The Kal-Haven Trail runs through the township on a generally east–west line, going through Mentha, Kendall, Pine Grove Mills and Gobles.

==Geography==
According to the United States Census Bureau, the township has a total area of 35.0 sqmi, of which 34.4 sqmi is land and 0.6 sqmi (1.63%) is water.

==Demographics==
As of the census of 2000, there were 2,773 people, 1,018 households, and 778 families residing in the township. The population density was 80.5 PD/sqmi. There were 1,123 housing units at an average density of 32.6 /sqmi. The racial makeup of the township was 96.21% White, 1.01% African American, 0.47% Native American, 0.32% Asian, 0.61% from other races, and 1.37% from two or more races.
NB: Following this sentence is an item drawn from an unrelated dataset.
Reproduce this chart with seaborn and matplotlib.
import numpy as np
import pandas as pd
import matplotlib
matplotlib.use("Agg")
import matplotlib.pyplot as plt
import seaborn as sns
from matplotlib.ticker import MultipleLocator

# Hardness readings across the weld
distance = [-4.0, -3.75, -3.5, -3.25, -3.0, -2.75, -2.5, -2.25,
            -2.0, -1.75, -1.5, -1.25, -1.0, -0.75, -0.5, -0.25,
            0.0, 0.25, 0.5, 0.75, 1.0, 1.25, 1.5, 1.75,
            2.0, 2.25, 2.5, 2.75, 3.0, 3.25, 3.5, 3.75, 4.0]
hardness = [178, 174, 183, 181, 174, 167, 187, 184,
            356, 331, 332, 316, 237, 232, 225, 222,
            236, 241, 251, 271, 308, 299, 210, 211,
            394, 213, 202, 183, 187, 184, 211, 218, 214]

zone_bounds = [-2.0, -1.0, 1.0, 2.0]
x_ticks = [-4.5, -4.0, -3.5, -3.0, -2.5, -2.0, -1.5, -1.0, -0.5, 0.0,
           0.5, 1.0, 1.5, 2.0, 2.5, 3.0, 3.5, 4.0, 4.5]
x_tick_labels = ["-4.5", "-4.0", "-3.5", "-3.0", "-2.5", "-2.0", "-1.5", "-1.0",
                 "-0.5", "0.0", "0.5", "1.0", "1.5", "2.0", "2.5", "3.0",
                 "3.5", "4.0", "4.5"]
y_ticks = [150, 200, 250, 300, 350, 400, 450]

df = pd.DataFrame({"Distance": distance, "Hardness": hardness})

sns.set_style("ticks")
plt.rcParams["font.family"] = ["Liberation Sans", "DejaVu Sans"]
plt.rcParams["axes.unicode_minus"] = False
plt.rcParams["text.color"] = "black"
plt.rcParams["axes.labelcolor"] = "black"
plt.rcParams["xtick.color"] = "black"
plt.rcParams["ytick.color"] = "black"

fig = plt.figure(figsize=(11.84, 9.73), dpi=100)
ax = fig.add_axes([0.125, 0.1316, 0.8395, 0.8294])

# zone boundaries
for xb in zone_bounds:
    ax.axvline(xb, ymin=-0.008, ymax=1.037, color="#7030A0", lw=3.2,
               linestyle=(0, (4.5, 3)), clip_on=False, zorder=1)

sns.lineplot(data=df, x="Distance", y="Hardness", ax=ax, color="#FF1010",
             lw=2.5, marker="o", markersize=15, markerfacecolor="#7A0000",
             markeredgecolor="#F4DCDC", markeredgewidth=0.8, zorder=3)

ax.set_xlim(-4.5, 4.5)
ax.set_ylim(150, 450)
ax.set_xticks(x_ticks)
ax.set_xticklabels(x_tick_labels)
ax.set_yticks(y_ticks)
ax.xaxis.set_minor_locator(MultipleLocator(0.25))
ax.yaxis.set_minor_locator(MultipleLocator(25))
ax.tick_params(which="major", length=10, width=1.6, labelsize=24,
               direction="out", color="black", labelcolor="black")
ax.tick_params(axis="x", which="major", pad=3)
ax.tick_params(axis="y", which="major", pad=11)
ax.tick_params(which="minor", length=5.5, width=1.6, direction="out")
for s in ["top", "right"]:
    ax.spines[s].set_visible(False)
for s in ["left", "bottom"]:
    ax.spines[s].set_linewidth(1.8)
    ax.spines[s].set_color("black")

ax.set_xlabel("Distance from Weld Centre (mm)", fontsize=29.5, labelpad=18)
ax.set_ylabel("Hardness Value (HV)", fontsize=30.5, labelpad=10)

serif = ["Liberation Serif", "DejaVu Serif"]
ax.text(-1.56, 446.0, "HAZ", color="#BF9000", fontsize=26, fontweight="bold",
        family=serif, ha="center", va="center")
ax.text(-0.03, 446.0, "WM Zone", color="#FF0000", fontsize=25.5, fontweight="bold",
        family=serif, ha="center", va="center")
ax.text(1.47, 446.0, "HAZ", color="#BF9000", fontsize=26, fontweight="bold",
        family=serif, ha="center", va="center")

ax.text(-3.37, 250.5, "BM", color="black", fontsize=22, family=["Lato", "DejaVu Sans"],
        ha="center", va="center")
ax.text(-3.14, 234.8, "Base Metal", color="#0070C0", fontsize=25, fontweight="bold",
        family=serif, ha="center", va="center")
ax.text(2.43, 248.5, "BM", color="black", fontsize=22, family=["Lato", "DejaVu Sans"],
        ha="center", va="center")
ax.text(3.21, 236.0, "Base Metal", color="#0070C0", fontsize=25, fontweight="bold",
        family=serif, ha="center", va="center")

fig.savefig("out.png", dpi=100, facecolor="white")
Hispanic or Latino of any race were 1.51% of the population.

There were 1,018 households, out of which 33.4% had children under the age of 18 living with them, 63.9% were married couples living together, 6.7% had a female householder with no husband present, and 23.5% were non-families. 18.1% of all households were made up of individuals, and 7.3% had someone living alone who was 65 years of age or older. The average household size was 2.72 and the average family size was 3.08.
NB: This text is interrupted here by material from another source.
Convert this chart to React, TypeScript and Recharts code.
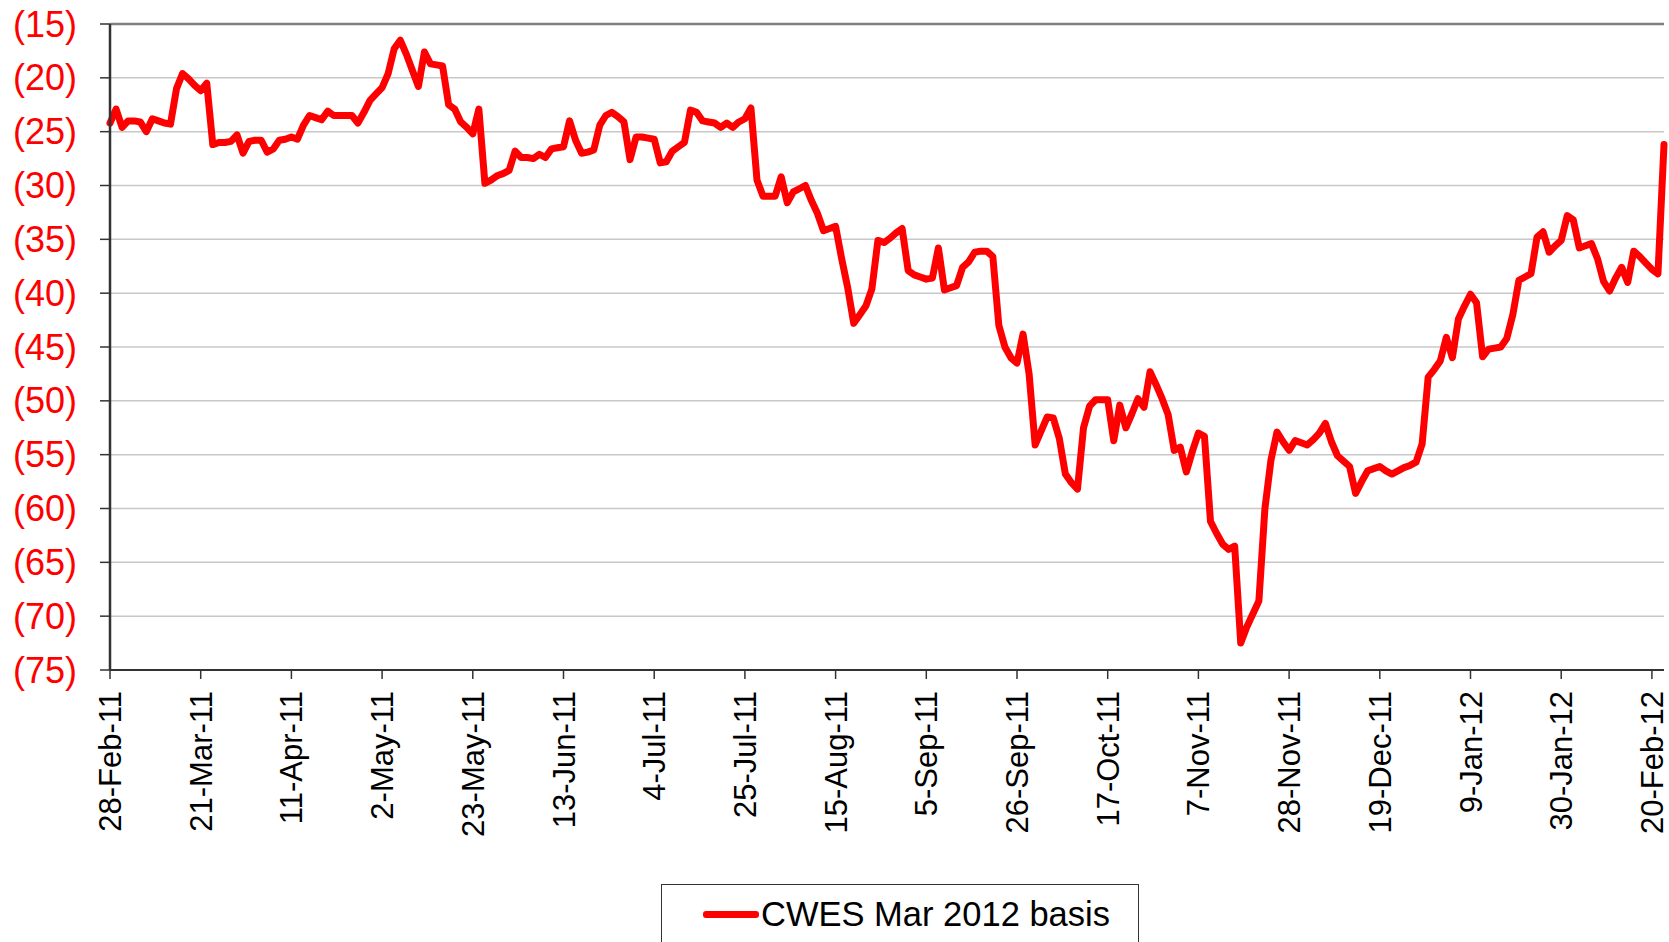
import { LineChart, Line, XAxis, YAxis, CartesianGrid, ReferenceLine } from 'recharts';

// CWES Mar 2012 basis, one value per business day from 28-Feb-11
const BASIS = [
  -24.2, -22.9, -24.6, -24.0, -24.0, -24.1, -25.0, -23.8, -24.0, -24.2,
  -24.3, -21.0, -19.6, -20.1, -20.7, -21.2, -20.5, -26.2, -26.0, -26.0,
  -25.9, -25.3, -27.0, -25.9, -25.8, -25.8, -26.9, -26.6, -25.8, -25.7,
  -25.5, -25.7, -24.4, -23.5, -23.7, -23.9, -23.1, -23.5, -23.5, -23.5,
  -23.5, -24.2, -23.2, -22.1, -21.5, -20.9, -19.6, -17.3, -16.5, -17.8,
  -19.3, -20.8, -17.6, -18.7, -18.8, -18.9, -22.5, -22.9, -24.1, -24.6,
  -25.2, -22.9, -29.8, -29.5, -29.1, -28.9, -28.6, -26.8, -27.4, -27.4,
  -27.5, -27.1, -27.4, -26.6, -26.5, -26.4, -24.0, -25.8, -27.0, -26.9,
  -26.7, -24.4, -23.5, -23.2, -23.6, -24.1, -27.6, -25.5, -25.5, -25.6,
  -25.7, -27.9, -27.8, -26.8, -26.4, -26.0, -23.0, -23.2, -24.0, -24.1,
  -24.2, -24.6, -24.2, -24.6, -24.1, -23.8, -22.8, -29.5, -31.0, -31.0,
  -31.0, -29.2, -31.6, -30.6, -30.3, -30.0, -31.4, -32.6, -34.2, -34.0,
  -33.8, -36.8, -39.5, -42.8, -42.0, -41.2, -39.6, -35.1, -35.3, -34.9,
  -34.4, -34.0, -37.9, -38.3, -38.5, -38.7, -38.6, -35.8, -39.7, -39.5,
  -39.3, -37.6, -37.1, -36.2, -36.1, -36.1, -36.6, -43.0, -45.0, -46.0,
  -46.5, -43.8, -47.5, -54.1, -52.8, -51.5, -51.6, -53.5, -56.8, -57.6,
  -58.2, -52.5, -50.5, -49.9, -49.9, -49.9, -53.7, -50.4, -52.5, -51.2,
  -49.8, -50.6, -47.3, -48.5, -49.8, -51.3, -54.6, -54.3, -56.6, -54.7,
  -53.0, -53.3, -61.2, -62.3, -63.3, -63.8, -63.5, -72.5, -71.0, -69.8,
  -68.6, -60.0, -55.5, -52.9, -53.8, -54.6, -53.7, -53.9, -54.1, -53.6,
  -53.0, -52.1, -53.8, -55.1, -55.6, -56.1, -58.6, -57.5, -56.5, -56.3,
  -56.1, -56.5, -56.8, -56.5, -56.2, -56.0, -55.7, -54.0, -47.8, -47.1,
  -46.3, -44.1, -46.0, -42.4, -41.2, -40.1, -40.9, -45.9, -45.2, -45.1,
  -45.0, -44.2, -42.0, -38.8, -38.5, -38.2, -34.8, -34.3, -36.2, -35.6,
  -35.1, -32.8, -33.2, -35.8, -35.6, -35.4, -36.8, -38.9, -39.8, -38.6,
  -37.6, -39.0, -36.1, -36.6, -37.2, -37.8, -38.2, -26.2,
];

const Y_TICKS = [-75, -70, -65, -60, -55, -50, -45, -40, -35, -30, -25, -20, -15];
const MONTHS = ['Jan', 'Feb', 'Mar', 'Apr', 'May', 'Jun', 'Jul', 'Aug', 'Sep', 'Oct', 'Nov', 'Dec'];
const SERIES_NAME = 'CWES Mar 2012 basis';

// business-day labels like 28-Feb-11
function businessDays(count: number) {
  const out: string[] = [];
  const d = new Date(Date.UTC(2011, 1, 28));
  while (out.length < count) {
    const wd = d.getUTCDay();
    if (wd !== 0 && wd !== 6) {
      out.push(`${d.getUTCDate()}-${MONTHS[d.getUTCMonth()]}-${String(d.getUTCFullYear()).slice(2)}`);
    }
    d.setUTCDate(d.getUTCDate() + 1);
  }
  return out;
}

const dates = businessDays(BASIS.length);
const data = BASIS.map((v, i) => ({ date: dates[i], basis: v }));

const FONT = '"Liberation Sans", Arial, Helvetica, sans-serif';

const DateTick = ({ x, y, payload }: any) => (
  <text
    x={x + 11}
    y={y + 10}
    transform={`rotate(-90, ${x + 11}, ${y + 10})`}
    textAnchor="end"
    fontSize={31}
    fontFamily={FONT}
    fill="#000"
  >
    {payload.value}
  </text>
);

const ValueTick = ({ y, payload }: any) => (
  <text x={77} y={y + 12.6} textAnchor="end" fontSize={36} fontFamily={FONT} fill="#ff0000">
    {`(${Math.abs(payload.value)})`}
  </text>
);

export default function App() {
  return (
    <div style={{ position: 'absolute', left: 0, top: 0, width: 1669, height: 942, background: '#fff', overflow: 'hidden' }}>
      <LineChart width={1669} height={942} data={data} margin={{ top: 24, right: 5, bottom: 112, left: 10 }}>
        <CartesianGrid vertical={false} stroke="#c8c8c8" strokeWidth={1.5} />
        <ReferenceLine y={-15} stroke="#808080" strokeWidth={2.5} />
        <XAxis
          dataKey="date"
          interval={14}
          height={160}
          tick={<DateTick />}
          tickSize={9}
          axisLine={{ stroke: '#333', strokeWidth: 2 }}
          tickLine={{ stroke: '#333', strokeWidth: 1.5 }}
        />
        <YAxis
          domain={[-75, -15]}
          ticks={Y_TICKS}
          width={100}
          allowDataOverflow
          tick={<ValueTick />}
          tickSize={10}
          axisLine={{ stroke: '#333', strokeWidth: 2.5 }}
          tickLine={{ stroke: '#333', strokeWidth: 1.5 }}
        />
        <Line
          type="linear"
          dataKey="basis"
          name={SERIES_NAME}
          stroke="#ff0000"
          strokeWidth={7}
          strokeLinejoin="round"
          strokeLinecap="round"
          dot={false}
          isAnimationActive={false}
        />
      </LineChart>

      {/* legend box at the bottom, cut by the page edge like the original */}
      <div
        style={{
          position: 'absolute',
          left: 661,
          top: 884,
          width: 476,
          height: 80,
          border: '1.5px solid #333',
          fontFamily: FONT,
        }}
      >
        <div style={{ position: 'absolute', left: 41, top: 26, width: 56, height: 7, background: '#ff0000', borderRadius: 3 }} />
        <div style={{ position: 'absolute', left: 99, top: 10, fontSize: 34.5, lineHeight: '38px', color: '#000', whiteSpace: 'nowrap' }}>
          {SERIES_NAME}
        </div>
      </div>
    </div>
  );
}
In the township the population was spread out, with 26.5% under the age of 18, 7.3% from 18 to 24, 28.6% from 25 to 44, 25.7% from 45 to 64, and 11.9% who were 65 years of age or older. The median age was 38 years. For every 100 females, there were 107.7 males. For every 100 females age 18 and over, there were 103.5 males.

The median income for a household in the township was $47,060, and the median income for a family was $52,788. Males had a median income of $38,828 versus $25,179 for females. The per capita income for the township was $22,270. About 2.3% of families and 4.4% of the population were below the poverty line, including 5.2% of those under age 18 and 2.3% of those age 65 or over.